Doesn’t that make you feel pretty insignificant in the whole scheme of things? It makes me feel that way. A single human being, a single life, lasting just a few years. In the vast scales of time and space it’s hard to see how any of us matter.
There are many people who think this way. They think the universe and all that exists came to be completely randomly. A series of utterly chance events producing all the stars, all the planets, all forms of life, consciousness. It’s all random and purposeless. Evolution proceeded by a series of spontaneous chance mutations which were “selected for” by the environment as more likely to promote survival. Any single organism in this view is both pointless and purposeless, apart from any usefulness they might temporarily provide.
Yuck!
Not convincing to me!
I spent my working life one to one with individual patients. I found every single one of them to be unique, every single one of them to be valuable and worthy of attention and care. So I start from the other end of the scale. The human one. And try to make sense of the universe from that perspective. Not by observing others as detached objects, but through compassionate engagement, subject to subject in relationship.
The figures don’t stack up for me. The chances of the stars coming into being completely by chance are infinitesimally small. So small some people have come up with the multiverse idea….that all that can happen does happen in an infinite number of parallel universes. But that strikes me as a cop out. It’s a mathematical trick to make the chance explanation feasible.
Then there’s evolution and life. The truth is that the most successful organisms in terms of survival are single celled ones. There are bacteria and amoebae millions of years old. But the direction of travel of evolution has been ever increasing complexity. We know of no more complex creatures than human beings.
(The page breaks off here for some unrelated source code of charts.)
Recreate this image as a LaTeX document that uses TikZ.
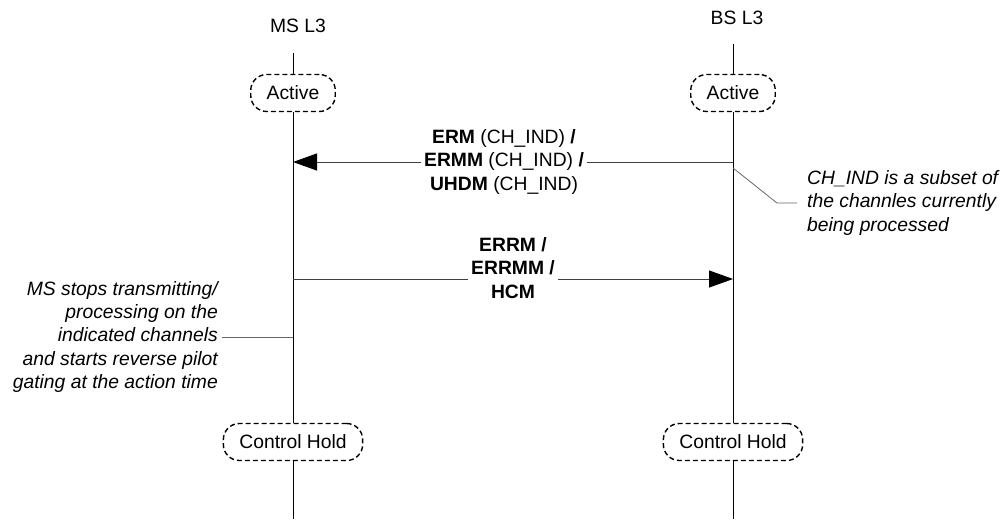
\documentclass[tikz,border=0pt]{standalone}
\usepackage{fontspec}
\setmainfont{Liberation Sans}
\usetikzlibrary{arrows.meta}
\tikzset{
  state/.style={draw, line width=1.4pt, dash pattern=on 5pt off 3pt, rounded corners=16pt,
    minimum height=37pt, inner xsep=16pt},
  life/.style={draw, line width=1pt},
  msg/.style={draw=black!75, line width=1pt, -{Triangle[length=24pt,width=17pt,color=black]}},
  lbl/.style={fill=white, inner sep=3pt, align=center},
  note/.style={font=\fontsize{19.3pt}{23.3pt}\selectfont\itshape, inner sep=0pt},
  lead/.style={draw=black!60, line width=0.8pt}
}
\begin{document}
\begin{tikzpicture}[x=1pt, y=-1pt, font=\fontsize{19.3pt}{23.3pt}\selectfont]
  \useasboundingbox (0,0) rectangle (1008,519);
  \node (msL3) at (298,26) {MS L3};
  \node (bsL3) at (737,18) {BS L3};
  \coordinate (msTop) at (293,53);
  \coordinate (bsTop) at (733,44);
  \coordinate (msEnd) at (293,519);
  \coordinate (bsEnd) at (733,519);
  \foreach \n/\x in {ms/293, bs/733} {
    \node[state] (\n-act) at (\x,93) {Active};
    \node[state] (\n-hold) at (\x,442) {Control Hold};
  }
  \draw[life] (msTop) -- (ms-act) -- (ms-hold) -- (msEnd);
  \draw[life] (bsTop) -- (bs-act) -- (bs-hold) -- (bsEnd);

  \coordinate (bsErm) at (733,162);
  \coordinate (msErm) at (293,162);
  \draw[msg] (bsErm) -- (msErm);
  \node[lbl] (ermLbl) at (504,162) {\textbf{ERM} (CH\_IND) \textbf{/}\\\textbf{ERMM} (CH\_IND) \textbf{/}\\\textbf{UHDM} (CH\_IND)};

  \coordinate (msErr) at (293,279);
  \coordinate (bsErr) at (733,279);
  \draw[msg] (msErr) -- (bsErr);
  \node[lbl] (errLbl) at (513,268) {\textbf{ERRM /}\\\textbf{ERRMM /}\\\textbf{HCM}};

  \node[note, align=right, anchor=east] (msNote) at (218,337) {MS stops transmitting/\\processing on the\\indicated channels\\and starts reverse pilot\\gating at the action time};
  \draw[lead] ([xshift=4pt]msNote.east) -- (msNote.east -| msTop);

  \node[note, align=left, anchor=west] (bsNote) at (807,203) {CH\_IND is a subset of\\the channles currently\\being processed};
  \coordinate (bsNoteTip) at (733,168);
  \draw[lead] (bsNoteTip) -- ++(44,35) -- ([xshift=-10pt]bsNote.west);
\end{tikzpicture}
\end{document}
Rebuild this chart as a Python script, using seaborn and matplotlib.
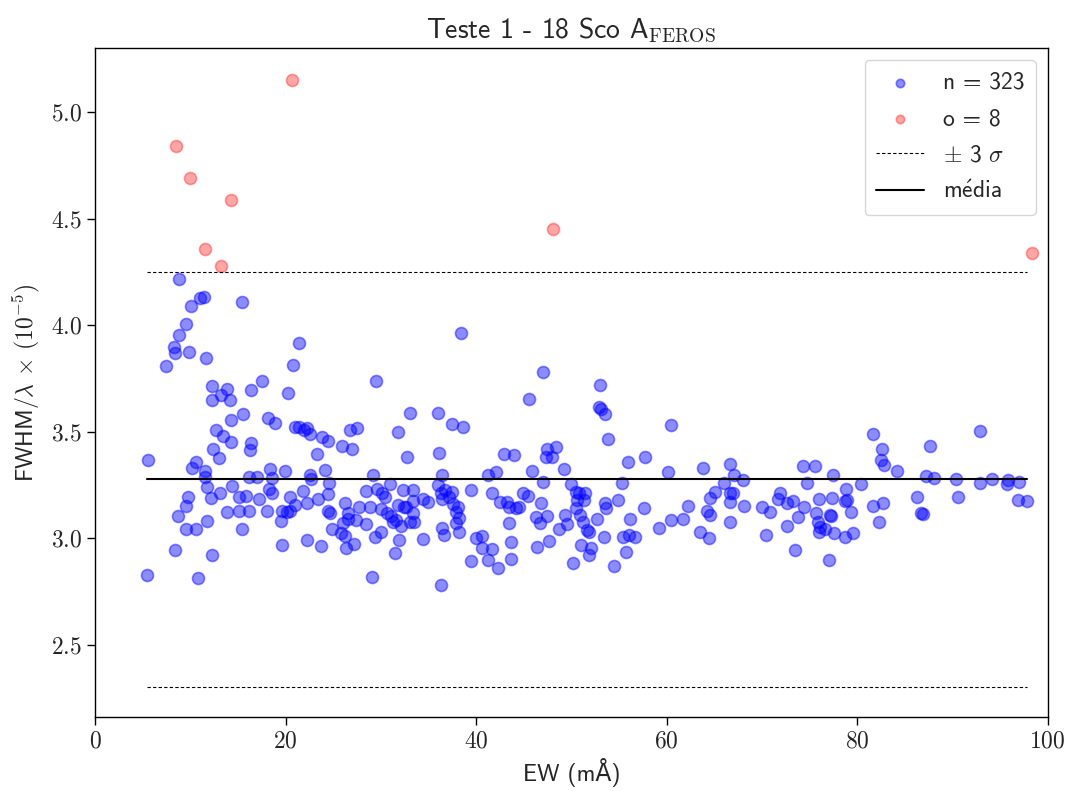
import matplotlib
matplotlib.use("Agg")
import matplotlib.pyplot as plt
import seaborn as sns
import numpy as np
import pandas as pd

# ---- data ----
pts_n = [
    (8.85,4.218),(11.4,4.134),(11.0,4.129),(10.1,4.09),(15.4,4.11),(9.5,4.006),(8.8,3.955),(8.3,3.90),
    (8.4,3.868),(9.9,3.873),(11.6,3.846),(7.4,3.809),(12.3,3.715),(13.9,3.70),(13.2,3.674),(12.3,3.649),
    (14.2,3.649),(16.4,3.696),(15.5,3.583),(14.3,3.557),(12.7,3.51),(13.4,3.48),(14.3,3.45),
    (16.4,3.446),(16.3,3.415),(12.4,3.418),(13.0,3.379),(5.6,3.368),(10.6,3.36),(10.2,3.33),(11.5,3.315),
    (11.5,3.29),(11.7,3.24),(9.8,3.196),(9.5,3.152),(8.7,3.105),(12.2,3.188),(13.1,3.212),(14.4,3.246),
    (15.1,3.196),(15.8,3.199),(16.2,3.29),(17.0,3.287),(13.8,3.126),(15.1,3.13),(16.2,3.13),(17.2,3.186),
    (9.5,3.044),(10.6,3.043),(11.7,3.082),(15.4,3.044),(8.4,2.945),(12.3,2.92),(5.5,2.828),(10.8,2.814),
    (21.4,3.915),(20.8,3.812),(17.5,3.738),(20.3,3.68),(29.5,3.737),(33.1,3.587),(18.2,3.565),(18.9,3.543),
    (21.0,3.524),(21.4,3.524),(22.2,3.519),(22.6,3.49),(21.9,3.508),(23.8,3.474),(24.4,3.458),(25.9,3.435),
    (27.0,3.42),(26.8,3.508),(27.5,3.518),(31.8,3.499),(32.7,3.38),(23.3,3.395),(18.4,3.324),(18.6,3.282),
    (19.9,3.315),(24.1,3.322),(22.6,3.297),(22.7,3.279),(24.6,3.26),(29.2,3.299),(31.0,3.255),(18.3,3.23),
    (18.6,3.214),(21.8,3.224),(24.5,3.207),(28.4,3.224),(29.6,3.23),(30.1,3.212),(30.4,3.193),(32.3,3.227),
    (33.4,3.227),(20.5,3.196),(22.2,3.165),(23.4,3.186),(26.2,3.165),(27.7,3.146),(28.9,3.146),(31.8,3.158),
    (32.6,3.146),(33.4,3.177),(18.0,3.13),(19.6,3.13),(20.1,3.126),(20.5,3.13),(21.0,3.157),(24.4,3.13),
    (24.7,3.12),(26.5,3.118),(26.6,3.09),(30.0,3.136),(30.6,3.118),(31.1,3.105),(31.6,3.086),(32.4,3.146),
    (33.4,3.118),(19.5,3.082),(27.4,3.086),(28.4,3.066),(26.0,3.071),(25.8,3.027),(26.2,3.011),(24.9,3.043),
    (31.3,3.079),(32.1,3.058),(33.1,3.079),(30.0,3.032),(29.4,3.008),(19.6,2.968),(22.2,2.993),(23.7,2.964),
    (27.2,2.974),(26.3,2.954),(31.9,2.993),(31.5,2.93),(29.1,2.82),
    (38.4,3.965),(47.0,3.779),(45.5,3.655),(36.0,3.59),(37.5,3.537),(38.6,3.523),(36.1,3.399),(42.9,3.396),
    (44.0,3.391),(47.4,3.418),(48.4,3.43),(47.3,3.383),(48.0,3.38),(49.2,3.324),(45.9,3.318),(36.4,3.296),
    (41.2,3.296),(42.1,3.313),(47.0,3.266),(50.0,3.255),(50.5,3.219),(34.4,3.183),(35.0,3.172),(36.0,3.25),
    (36.3,3.212),(36.7,3.227),(37.5,3.219),(37.2,3.196),(36.4,3.183),(37.6,3.161),(38.1,3.149),(37.9,3.124),
    (39.5,3.227),(41.7,3.214),(42.5,3.172),(43.2,3.172),(43.5,3.146),(44.2,3.141),(44.5,3.146),(44.9,3.212),
    (45.4,3.199),(46.8,3.165),(49.3,3.11),(50.5,3.141),(33.5,3.079),(38.2,3.094),(37.9,3.074),(38.2,3.032),
    (36.4,3.047),(36.6,3.016),(43.4,3.071),(46.3,3.102),(46.7,3.074),(47.4,3.105),(48.7,3.043),(49.5,3.068),
    (34.4,2.996),(40.0,3.003),(40.6,3.013),(40.6,2.954),(41.7,2.949),(43.7,2.985),(46.4,2.961),(47.7,2.986),
    (39.5,2.894),(41.3,2.897),(42.3,2.86),(43.7,2.902),(50.2,2.883),(36.3,2.78),
    (53.0,3.72),(52.9,3.615),(53.1,3.608),(53.5,3.585),(60.5,3.532),(53.8,3.465),(55.9,3.357),(57.7,3.383),
    (60.1,3.311),(63.8,3.329),(66.6,3.349),(67.1,3.297),(55.3,3.258),(50.8,3.212),(51.4,3.212),(51.3,3.18),
    (50.6,3.18),(66.0,3.258),(65.1,3.219),(64.5,3.188),(66.6,3.214),(67.0,3.214),(66.6,3.169),(54.9,3.18),
    (53.5,3.165),(53.6,3.141),(57.6,3.141),(62.2,3.152),(50.9,3.11),(51.2,3.079),(52.7,3.091),(56.2,3.091),
    (60.5,3.086),(61.7,3.091),(64.2,3.13),(64.5,3.11),(66.7,3.076),(51.6,3.04),(51.9,3.032),(53.4,3.008),
    (55.4,3.006),(56.0,3.016),(56.7,3.006),(59.2,3.05),(63.5,3.029),(64.4,3.0),(51.0,2.969),(52.1,2.954),
    (51.9,2.922),(55.7,2.938),(54.5,2.872),
    (81.7,3.49),(82.6,3.418),(82.5,3.368),(82.8,3.346),(84.2,3.318),(68.0,3.274),(74.3,3.34),(75.6,3.341),
    (77.5,3.297),(74.7,3.258),(80.4,3.255),(78.8,3.23),(78.9,3.18),(78.7,3.177),(71.9,3.214),(71.7,3.183),
    (72.6,3.167),(73.3,3.177),(76.0,3.183),(77.4,3.19),(68.1,3.153),(70.0,3.149),(70.8,3.126),(74.4,3.146),
    (73.8,3.102),(75.7,3.118),(75.9,3.079),(76.1,3.055),(77.1,3.11),(77.2,3.105),(76.6,3.043),(76.0,3.032),
    (79.3,3.126),(81.7,3.152),(82.7,3.165),(72.6,3.06),(77.6,3.024),(78.7,3.006),(79.6,3.024),(82.3,3.076),
    (70.4,3.016),(73.5,2.945),(77.0,2.899),
    (92.9,3.505),(87.6,3.433),(87.2,3.294),(88.1,3.282),(90.4,3.279),(92.9,3.258),(94.2,3.279),(95.8,3.274),
    (95.7,3.254),(97.0,3.266),(86.3,3.196),(90.6,3.193),(96.9,3.18),(97.8,3.177),(86.7,3.118),(86.9,3.115),
]
ew_n = [p[0] for p in pts_n]
fwhm_n = [p[1] for p in pts_n]

ew_o = [8.5, 10.0, 14.3, 11.5, 13.2, 20.7, 48.1, 98.3]
fwhm_o = [4.84, 4.69, 4.59, 4.36, 4.28, 5.15, 4.45, 4.34]

mean_val = 3.277
sigma3 = 0.974

label_n = "n = 323"
label_o = "o = 8"
label_s = r"$\pm$ 3 $\sigma$"
label_m = r"$\mathsf{m\acute{e}dia}$"

# ---- plotting ----
sns.set_style("ticks")
plt.rcParams["font.family"] = ["cmss10", "DejaVu Sans"]
plt.rcParams["mathtext.fontset"] = "cm"
plt.rcParams["axes.formatter.use_mathtext"] = True
plt.rcParams["axes.unicode_minus"] = False

fig = plt.figure(figsize=(10.68, 7.91), dpi=100)
ax = fig.add_axes([0.089, 0.0936, 0.892, 0.8454])

df_n = pd.DataFrame({"EW": ew_n, "FWHM": fwhm_n})
df_o = pd.DataFrame({"EW": ew_o, "FWHM": fwhm_o})

sns.scatterplot(data=df_n, x="EW", y="FWHM", ax=ax, color="blue", alpha=0.45,
                s=75, edgecolor="blue", linewidth=1.2, label=label_n)
sns.scatterplot(data=df_o, x="EW", y="FWHM", ax=ax, color="red", alpha=0.35,
                s=75, edgecolor="red", linewidth=1.2, label=label_o)

xline = [min(ew_n), max(ew_n)]
ax.plot(xline, [mean_val + sigma3] * 2, color="black", lw=0.8, ls=(0, (3, 2)), label=label_s)
ax.plot(xline, [mean_val - sigma3] * 2, color="black", lw=0.8, ls=(0, (3, 2)))
ax.plot(xline, [mean_val] * 2, color="black", lw=1.5, label=label_m)

ax.set_xlim(0, 100)
ax.set_ylim(2.162, 5.30)
ax.set_xticks([0, 20, 40, 60, 80, 100])
ax.set_yticks([2.5, 3.0, 3.5, 4.0, 4.5, 5.0])
ax.tick_params(labelsize=17, labelfontfamily="cmr10", length=6, width=1, color="black")
for sp in ax.spines.values():
    sp.set_color("black")
    sp.set_linewidth(1.0)

ax.set_xlabel("EW (mÅ)", fontsize=17, labelpad=4)
ax.set_ylabel(r"FWHM/$\lambda$ $\times$ $(10^{-5})$", fontsize=17, labelpad=6)
ax.set_title(r"Teste 1 - 18 Sco A$_{\mathrm{FEROS}}$", fontsize=20, pad=7)

ax.legend(loc="upper right", fontsize=17, markerscale=0.7, frameon=True,
          fancybox=True, edgecolor="#cccccc", handlelength=2.0, borderpad=0.5,
          labelspacing=0.6)

fig.savefig("out.png", dpi=100)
But we only survive around eighty years or so. Goodness, trees can live thousands of years, how come the direction of evolution has produced more and more complex creatures which can survive less and less years? Why didn’t it stop with amoebae?
And then how did consciousness come to be, and at what point? If it’s an end point in complex matter how does that work? How does consciousness “emerge” from matter?
Or did consciousness come first?
Has matter emerged from consciousness? Is the direction of evolution not survival as a quantitative phenomenon but the creation of ever greater complexity, difference, beauty and uniqueness?
I don’t buy the dominant materialist mechanical view. It doesn’t make sense to me and it appears to reduce human beings to cogs in a machine, flawed and replaceable. Life without purpose.
But I do buy a wholistic, connected, consciously value based view. That every single creature is a unique subject. That it’s relationships and experiences that we should focus on, over objects and parts. That each of us has a wholly unique role to play in existence. That the universe took 14 billion years to produce you, and that alone is pretty damn amazing.
I find wonder everywhere and everyday. The older I get the more I know I don’t know and that fills me with awe and respect. What a gift to be alive, to have this singular opportunity to contribute to the development of consciousness, to witness and create beauty, goodness and truth.
Do we matter? It depends on your world view. How does the universe appear to you?